The Henson Journals
Mon 20 June 1921
Volume 30, Page 30
[30]
Monday, June 20th, 1921.
The Bishop of London went off on his temperance tour a little before 11 a.m. I had some talk with him in the garden. He tells me that the offer of Salisbury, backed by letters from both Archbishops, has actually gone to Donaldson. There came to lunch the rich man & his wife, who have become tenants of Witton Castle. They appeared interested in an ignorant way in the Castle, but of course its true interest was beyond them. He is a coal–exporter, and expressed himself optimistically as to our power to recover the foreign coal market.

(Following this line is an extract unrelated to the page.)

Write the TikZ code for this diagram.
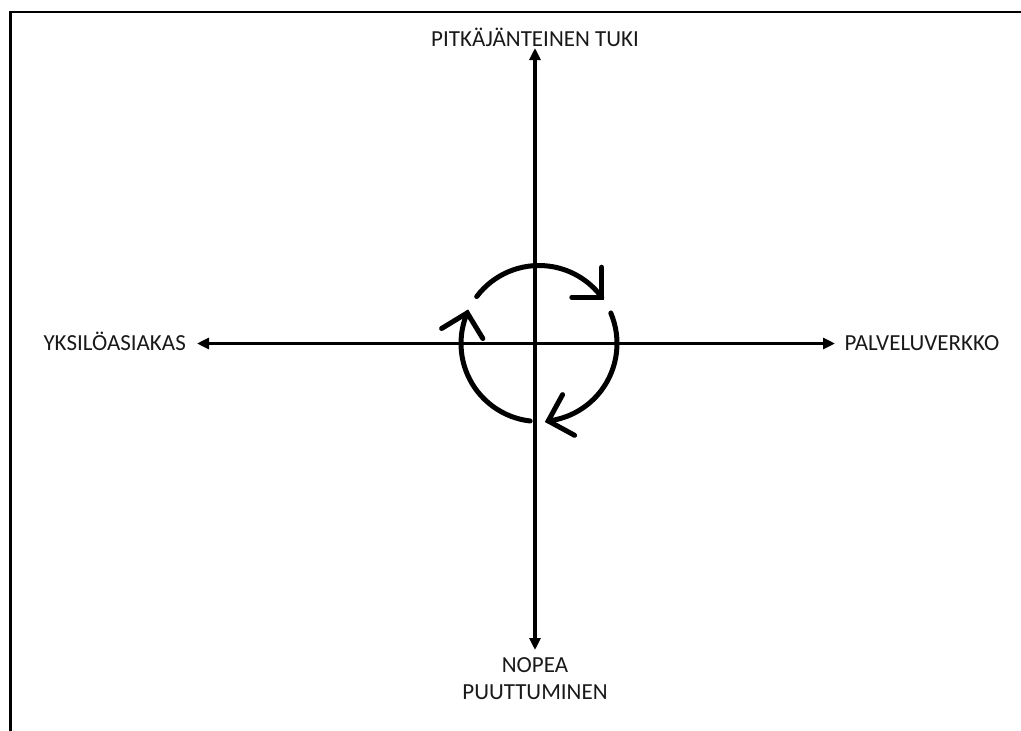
\documentclass[tikz,border=0pt]{standalone}
\usepackage{fontspec}
\setmainfont{Carlito}
\usetikzlibrary{arrows.meta}
\begin{document}
\begin{tikzpicture}[x=1pt,y=-1pt,
  axis/.style={line width=3.2pt,-{Triangle[length=12pt,width=11pt]}},
  lbl/.style={inner sep=0pt,font=\fontsize{23}{26.5}\selectfont,text=black!90,align=center},
  cyc/.style={line width=5pt,line cap=round,line join=miter},
  frame/.style={line width=2.5pt}]
\useasboundingbox (0,0) rectangle (1021,731);
% frame (partial)
\draw[frame] (10.7,731) -- (10.7,12.2) -- (1021,12.2);
% axis end points
\coordinate (o) at (535,343.5);
\coordinate (n) at (535,48);
\coordinate (s) at (535,650);
\coordinate (w) at (197,343.5);
\coordinate (e) at (835,343.5);
\draw[axis] (o) -- (n);
\draw[axis] (o) -- (s);
\draw[axis] (o) -- (w);
\draw[axis] (o) -- (e);
% labels
\node[lbl,anchor=base] (top) at (535,46) {PITKÄJÄNTEINEN TUKI};
\node[lbl,anchor=base] (bot) at (535,699) {NOPEA\\PUUTTUMINEN};
\node[lbl,anchor=base east] (left) at (186,350.5) {YKSILÖASIAKAS};
\node[lbl,anchor=base west] (right) at (844.5,350.5) {PALVELUVERKKO};
% cycle arrows
\coordinate (c) at (539,343.5);
\draw[cyc] (c) ++(-143:78) arc[start angle=-143,end angle=-36.4,radius=78] coordinate (t1);
\draw[cyc] (c) ++(-23:78) arc[start angle=-23,end angle=83.2,radius=78] coordinate (t2);
\draw[cyc] (c) ++(96.5:78) arc[start angle=96.5,end angle=203.1,radius=78] coordinate (t3);
\draw[cyc] (t1) ++(-90:30) -- (t1) -- ++(180:30);
\draw[cyc] (t2) ++(-61.4:30) -- (t2) -- ++(28.6:30);
\draw[cyc] (t3) ++(58.7:30) -- (t3) -- ++(148.7:30);
\end{tikzpicture}
\end{document}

After they had taken their departure, Mr McCready, the curate of S. Peter, Stockton, came to see me: he was trained at S. Augustine's Canterbury, where at the age of 18 he pledged himself to the life of a missionary: but he has now, at the age of 34, quite definitely decided that he has no vocation to the missionary's life. What ought he to do? I told him that he must make his position clear to the college authorities, and undertake to refund the money which they had expended on his training.
I finished reading Tawney's "The Acquisitive Society". It is well–written, and likely to appeal to numerous readers: but it is marked by very grave faults. It is the work of an imaginative theorist, who disdains to consider human society historically. The author is clearly an ardent "Labour" partisan, and an "Anglo–Catholick" Socialist. He cannot perceive the practical danger of his writing.